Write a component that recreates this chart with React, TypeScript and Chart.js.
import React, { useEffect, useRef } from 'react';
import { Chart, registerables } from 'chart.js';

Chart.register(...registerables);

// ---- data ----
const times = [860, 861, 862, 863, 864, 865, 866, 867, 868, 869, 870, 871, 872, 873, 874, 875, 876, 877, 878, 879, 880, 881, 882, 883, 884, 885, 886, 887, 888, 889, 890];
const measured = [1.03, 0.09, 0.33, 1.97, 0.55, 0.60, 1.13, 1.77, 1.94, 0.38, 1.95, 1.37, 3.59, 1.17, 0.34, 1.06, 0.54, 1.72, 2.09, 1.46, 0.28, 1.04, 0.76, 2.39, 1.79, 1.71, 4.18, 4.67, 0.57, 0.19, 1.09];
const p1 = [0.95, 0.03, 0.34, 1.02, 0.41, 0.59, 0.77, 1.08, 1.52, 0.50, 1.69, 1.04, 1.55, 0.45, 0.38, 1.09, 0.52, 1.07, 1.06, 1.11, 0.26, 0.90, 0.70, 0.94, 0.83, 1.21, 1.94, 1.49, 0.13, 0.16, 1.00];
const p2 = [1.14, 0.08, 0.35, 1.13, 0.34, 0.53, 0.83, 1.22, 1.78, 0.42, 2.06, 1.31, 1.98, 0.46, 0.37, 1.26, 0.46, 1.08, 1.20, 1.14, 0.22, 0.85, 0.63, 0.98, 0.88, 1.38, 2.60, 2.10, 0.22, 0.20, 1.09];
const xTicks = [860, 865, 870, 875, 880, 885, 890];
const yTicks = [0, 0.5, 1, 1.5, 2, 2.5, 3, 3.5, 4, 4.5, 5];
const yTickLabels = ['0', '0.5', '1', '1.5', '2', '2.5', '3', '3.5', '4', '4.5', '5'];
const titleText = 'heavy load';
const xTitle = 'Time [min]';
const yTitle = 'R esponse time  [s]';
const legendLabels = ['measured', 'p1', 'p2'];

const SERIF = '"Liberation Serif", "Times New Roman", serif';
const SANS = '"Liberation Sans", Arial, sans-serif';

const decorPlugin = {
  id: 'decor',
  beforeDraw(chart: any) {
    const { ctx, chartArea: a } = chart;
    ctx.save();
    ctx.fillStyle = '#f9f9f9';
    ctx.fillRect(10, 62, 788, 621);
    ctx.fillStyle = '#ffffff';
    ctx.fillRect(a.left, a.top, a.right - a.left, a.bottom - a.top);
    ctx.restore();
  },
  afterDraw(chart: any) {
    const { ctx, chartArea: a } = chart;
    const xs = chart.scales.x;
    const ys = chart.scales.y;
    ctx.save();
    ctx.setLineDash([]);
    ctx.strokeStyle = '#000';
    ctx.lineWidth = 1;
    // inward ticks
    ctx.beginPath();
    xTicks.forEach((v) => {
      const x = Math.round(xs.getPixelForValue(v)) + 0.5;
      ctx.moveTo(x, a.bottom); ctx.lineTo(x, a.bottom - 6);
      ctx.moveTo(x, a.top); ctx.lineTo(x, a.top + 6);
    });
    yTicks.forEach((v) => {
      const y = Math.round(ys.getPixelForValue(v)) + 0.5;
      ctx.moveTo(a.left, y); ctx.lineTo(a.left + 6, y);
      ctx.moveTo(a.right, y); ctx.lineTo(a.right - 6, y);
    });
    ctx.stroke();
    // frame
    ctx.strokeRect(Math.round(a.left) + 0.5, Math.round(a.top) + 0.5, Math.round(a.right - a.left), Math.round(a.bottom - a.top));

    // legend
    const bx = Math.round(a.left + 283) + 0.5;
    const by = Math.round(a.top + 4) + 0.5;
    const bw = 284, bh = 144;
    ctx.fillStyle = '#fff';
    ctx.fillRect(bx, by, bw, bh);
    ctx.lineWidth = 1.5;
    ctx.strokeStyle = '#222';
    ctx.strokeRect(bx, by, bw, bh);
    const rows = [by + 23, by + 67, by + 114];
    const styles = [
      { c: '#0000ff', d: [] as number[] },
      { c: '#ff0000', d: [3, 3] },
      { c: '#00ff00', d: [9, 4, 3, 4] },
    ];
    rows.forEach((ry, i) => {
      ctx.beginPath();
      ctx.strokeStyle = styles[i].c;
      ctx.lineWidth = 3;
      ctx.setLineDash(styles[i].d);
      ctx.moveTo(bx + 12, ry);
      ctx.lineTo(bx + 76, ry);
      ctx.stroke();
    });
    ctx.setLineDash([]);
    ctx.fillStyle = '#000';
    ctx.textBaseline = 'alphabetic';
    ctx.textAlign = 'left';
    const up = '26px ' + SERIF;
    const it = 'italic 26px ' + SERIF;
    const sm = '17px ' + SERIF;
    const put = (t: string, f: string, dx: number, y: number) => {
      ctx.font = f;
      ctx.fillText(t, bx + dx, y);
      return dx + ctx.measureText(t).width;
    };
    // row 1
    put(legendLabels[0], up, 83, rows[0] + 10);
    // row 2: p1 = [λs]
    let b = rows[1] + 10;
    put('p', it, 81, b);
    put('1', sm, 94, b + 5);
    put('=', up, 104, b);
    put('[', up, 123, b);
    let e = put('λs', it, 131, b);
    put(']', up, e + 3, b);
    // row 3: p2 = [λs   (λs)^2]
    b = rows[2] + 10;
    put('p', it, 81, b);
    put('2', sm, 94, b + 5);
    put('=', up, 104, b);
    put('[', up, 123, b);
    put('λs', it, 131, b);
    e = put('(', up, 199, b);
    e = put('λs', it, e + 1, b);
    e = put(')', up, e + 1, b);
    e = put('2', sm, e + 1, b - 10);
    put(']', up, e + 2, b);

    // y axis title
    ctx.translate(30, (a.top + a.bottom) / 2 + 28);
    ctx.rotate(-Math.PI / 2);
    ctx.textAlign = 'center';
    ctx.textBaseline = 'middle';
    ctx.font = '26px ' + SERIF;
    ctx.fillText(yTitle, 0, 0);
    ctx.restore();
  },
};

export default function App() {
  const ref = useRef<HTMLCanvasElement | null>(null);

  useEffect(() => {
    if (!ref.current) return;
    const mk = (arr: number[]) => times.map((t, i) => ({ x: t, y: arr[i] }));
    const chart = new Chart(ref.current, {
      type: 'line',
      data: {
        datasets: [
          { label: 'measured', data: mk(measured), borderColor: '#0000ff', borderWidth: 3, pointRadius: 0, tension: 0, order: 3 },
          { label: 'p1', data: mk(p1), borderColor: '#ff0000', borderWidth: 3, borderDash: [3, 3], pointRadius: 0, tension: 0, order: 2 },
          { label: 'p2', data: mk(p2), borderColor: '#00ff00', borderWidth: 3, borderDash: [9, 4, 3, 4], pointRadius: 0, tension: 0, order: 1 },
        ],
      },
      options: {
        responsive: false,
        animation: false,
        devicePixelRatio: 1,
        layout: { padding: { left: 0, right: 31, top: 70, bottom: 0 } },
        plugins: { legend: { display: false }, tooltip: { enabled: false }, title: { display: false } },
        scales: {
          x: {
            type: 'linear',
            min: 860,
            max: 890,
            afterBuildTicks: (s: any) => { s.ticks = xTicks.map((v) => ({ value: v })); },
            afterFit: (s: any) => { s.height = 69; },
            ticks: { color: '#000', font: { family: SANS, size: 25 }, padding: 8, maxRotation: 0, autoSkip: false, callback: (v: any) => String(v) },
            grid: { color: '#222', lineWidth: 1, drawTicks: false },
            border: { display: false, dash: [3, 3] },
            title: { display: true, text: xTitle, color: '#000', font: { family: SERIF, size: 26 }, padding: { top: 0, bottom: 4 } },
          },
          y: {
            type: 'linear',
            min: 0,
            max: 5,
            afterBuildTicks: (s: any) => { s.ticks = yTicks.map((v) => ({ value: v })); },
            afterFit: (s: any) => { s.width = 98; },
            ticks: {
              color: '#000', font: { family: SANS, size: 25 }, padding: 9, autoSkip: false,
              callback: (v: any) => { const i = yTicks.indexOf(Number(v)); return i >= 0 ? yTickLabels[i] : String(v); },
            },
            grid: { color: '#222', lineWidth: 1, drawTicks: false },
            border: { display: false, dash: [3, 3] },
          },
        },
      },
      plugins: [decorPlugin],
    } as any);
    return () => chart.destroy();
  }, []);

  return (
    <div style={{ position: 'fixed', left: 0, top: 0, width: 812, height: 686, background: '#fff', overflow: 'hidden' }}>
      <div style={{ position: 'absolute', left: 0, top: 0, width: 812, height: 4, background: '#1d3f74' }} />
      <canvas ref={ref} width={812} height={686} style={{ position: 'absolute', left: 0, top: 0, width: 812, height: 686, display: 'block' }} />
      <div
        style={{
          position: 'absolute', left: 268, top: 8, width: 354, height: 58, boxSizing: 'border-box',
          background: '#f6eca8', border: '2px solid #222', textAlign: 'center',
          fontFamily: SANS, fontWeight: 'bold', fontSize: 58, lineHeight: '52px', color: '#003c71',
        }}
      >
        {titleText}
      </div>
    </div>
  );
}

_Directions for this task_. Write down again the exact lines running from the beginning of the data to the line containing "Chart.register(...registerables);", with both ends included.

_Answer to the exercise_.
Write a component that recreates this chart with React, TypeScript and Chart.js.
import React, { useEffect, useRef } from 'react';
import { Chart, registerables } from 'chart.js';

Chart.register(...registerables);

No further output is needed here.